▸ PROBLEM DETAILS:
Check each line of the records below for the word "pixels" and copy those where it appears.
^^^^
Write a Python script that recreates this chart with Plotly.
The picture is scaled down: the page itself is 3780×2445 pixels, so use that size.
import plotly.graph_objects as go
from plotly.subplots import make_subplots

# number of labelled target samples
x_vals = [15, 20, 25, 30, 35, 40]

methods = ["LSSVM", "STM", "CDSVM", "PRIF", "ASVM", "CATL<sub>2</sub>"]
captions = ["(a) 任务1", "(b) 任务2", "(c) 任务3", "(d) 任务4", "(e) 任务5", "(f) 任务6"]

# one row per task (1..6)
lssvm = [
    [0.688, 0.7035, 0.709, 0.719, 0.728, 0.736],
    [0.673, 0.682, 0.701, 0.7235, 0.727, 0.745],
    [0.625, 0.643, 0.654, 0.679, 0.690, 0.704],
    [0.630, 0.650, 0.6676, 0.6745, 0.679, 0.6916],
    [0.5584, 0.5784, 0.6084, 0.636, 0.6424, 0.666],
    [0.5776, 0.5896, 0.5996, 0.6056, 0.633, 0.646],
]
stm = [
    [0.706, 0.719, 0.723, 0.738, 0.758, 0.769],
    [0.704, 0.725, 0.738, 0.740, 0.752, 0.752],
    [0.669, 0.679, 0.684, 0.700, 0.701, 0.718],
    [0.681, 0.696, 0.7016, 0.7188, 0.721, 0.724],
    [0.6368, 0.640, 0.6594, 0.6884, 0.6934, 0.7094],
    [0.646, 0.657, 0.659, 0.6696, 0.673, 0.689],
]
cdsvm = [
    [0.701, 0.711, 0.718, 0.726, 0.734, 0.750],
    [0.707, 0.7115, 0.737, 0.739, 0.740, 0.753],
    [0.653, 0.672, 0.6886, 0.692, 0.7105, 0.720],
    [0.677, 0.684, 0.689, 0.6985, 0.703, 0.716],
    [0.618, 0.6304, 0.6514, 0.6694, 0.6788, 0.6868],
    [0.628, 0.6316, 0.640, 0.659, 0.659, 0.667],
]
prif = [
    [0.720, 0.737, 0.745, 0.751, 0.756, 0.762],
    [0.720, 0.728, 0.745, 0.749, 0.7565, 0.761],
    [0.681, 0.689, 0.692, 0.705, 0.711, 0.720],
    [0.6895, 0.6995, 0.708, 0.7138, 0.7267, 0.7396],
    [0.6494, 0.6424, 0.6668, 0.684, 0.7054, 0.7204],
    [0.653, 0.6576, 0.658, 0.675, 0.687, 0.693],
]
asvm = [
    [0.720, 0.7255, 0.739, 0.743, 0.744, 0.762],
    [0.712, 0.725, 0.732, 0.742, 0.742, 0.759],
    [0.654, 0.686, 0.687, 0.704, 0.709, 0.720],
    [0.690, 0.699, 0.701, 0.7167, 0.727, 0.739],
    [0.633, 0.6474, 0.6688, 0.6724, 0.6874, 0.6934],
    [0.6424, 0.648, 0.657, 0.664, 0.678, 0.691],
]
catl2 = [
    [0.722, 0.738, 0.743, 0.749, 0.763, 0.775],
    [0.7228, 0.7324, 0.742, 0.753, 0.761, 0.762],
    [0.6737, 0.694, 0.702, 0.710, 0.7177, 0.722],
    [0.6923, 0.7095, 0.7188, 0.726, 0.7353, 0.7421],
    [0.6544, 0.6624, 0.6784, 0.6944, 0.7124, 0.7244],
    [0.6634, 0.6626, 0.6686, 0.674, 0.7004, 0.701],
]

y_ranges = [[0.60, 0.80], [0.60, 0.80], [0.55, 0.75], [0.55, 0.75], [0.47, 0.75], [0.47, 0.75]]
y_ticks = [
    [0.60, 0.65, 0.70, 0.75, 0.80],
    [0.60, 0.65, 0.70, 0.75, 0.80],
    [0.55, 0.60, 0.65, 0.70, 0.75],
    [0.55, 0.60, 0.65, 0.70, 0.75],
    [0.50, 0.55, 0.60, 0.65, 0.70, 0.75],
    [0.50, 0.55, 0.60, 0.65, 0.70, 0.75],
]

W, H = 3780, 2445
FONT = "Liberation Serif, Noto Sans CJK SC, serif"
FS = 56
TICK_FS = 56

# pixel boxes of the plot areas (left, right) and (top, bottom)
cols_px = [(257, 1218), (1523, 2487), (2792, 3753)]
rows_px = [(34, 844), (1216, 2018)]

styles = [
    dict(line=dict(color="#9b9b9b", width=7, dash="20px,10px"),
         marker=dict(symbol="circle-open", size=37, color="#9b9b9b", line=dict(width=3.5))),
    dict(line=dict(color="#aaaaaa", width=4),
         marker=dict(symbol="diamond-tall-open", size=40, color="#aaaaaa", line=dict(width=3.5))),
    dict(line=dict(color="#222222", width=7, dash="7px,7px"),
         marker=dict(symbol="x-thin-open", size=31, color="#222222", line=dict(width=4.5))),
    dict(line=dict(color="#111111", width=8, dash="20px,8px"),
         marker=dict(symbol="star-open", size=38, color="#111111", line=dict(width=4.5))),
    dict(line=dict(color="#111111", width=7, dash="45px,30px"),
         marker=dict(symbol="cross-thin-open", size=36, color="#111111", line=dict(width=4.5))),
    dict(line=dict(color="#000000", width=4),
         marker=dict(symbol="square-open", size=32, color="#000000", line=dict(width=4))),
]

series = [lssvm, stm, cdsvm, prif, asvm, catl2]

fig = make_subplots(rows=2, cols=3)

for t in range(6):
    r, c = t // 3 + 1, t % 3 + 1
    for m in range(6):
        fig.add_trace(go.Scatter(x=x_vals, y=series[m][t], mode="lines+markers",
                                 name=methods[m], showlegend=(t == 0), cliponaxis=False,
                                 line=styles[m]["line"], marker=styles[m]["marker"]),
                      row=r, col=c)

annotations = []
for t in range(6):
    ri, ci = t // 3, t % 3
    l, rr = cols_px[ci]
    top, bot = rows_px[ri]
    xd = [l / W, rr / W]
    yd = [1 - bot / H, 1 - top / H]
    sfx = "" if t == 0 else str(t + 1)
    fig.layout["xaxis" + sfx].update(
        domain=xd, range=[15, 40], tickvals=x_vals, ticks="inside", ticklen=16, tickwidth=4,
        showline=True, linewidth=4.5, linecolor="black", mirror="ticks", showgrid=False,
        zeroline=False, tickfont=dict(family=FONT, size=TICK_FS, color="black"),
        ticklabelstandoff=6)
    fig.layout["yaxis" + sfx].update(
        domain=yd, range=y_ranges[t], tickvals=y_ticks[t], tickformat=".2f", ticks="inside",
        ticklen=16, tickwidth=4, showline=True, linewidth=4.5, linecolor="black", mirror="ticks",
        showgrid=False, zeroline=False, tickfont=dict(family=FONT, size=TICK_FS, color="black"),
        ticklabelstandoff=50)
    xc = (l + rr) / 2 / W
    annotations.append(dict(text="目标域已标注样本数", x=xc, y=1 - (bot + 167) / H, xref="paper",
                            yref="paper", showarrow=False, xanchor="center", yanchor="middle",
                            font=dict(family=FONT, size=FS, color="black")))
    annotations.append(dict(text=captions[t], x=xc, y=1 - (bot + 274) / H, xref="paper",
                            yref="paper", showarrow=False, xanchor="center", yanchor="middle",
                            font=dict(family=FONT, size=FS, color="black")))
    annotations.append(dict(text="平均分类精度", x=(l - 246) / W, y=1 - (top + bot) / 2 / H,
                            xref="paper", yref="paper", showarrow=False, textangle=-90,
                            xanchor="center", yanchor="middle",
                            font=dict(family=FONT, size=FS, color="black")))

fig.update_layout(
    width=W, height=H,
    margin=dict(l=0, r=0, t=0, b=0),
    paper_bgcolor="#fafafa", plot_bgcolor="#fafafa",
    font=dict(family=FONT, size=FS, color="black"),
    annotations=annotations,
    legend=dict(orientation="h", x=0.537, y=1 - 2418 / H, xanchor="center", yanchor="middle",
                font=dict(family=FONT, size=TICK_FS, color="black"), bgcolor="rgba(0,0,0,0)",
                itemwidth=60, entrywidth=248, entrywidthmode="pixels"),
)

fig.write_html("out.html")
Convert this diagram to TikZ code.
^^^^
▸ RESPONSE FOR THIS EXERCISE:
The picture is scaled down: the page itself is 3780×2445 pixels, so use that size.
                itemwidth=60, entrywidth=248, entrywidthmode="pixels"),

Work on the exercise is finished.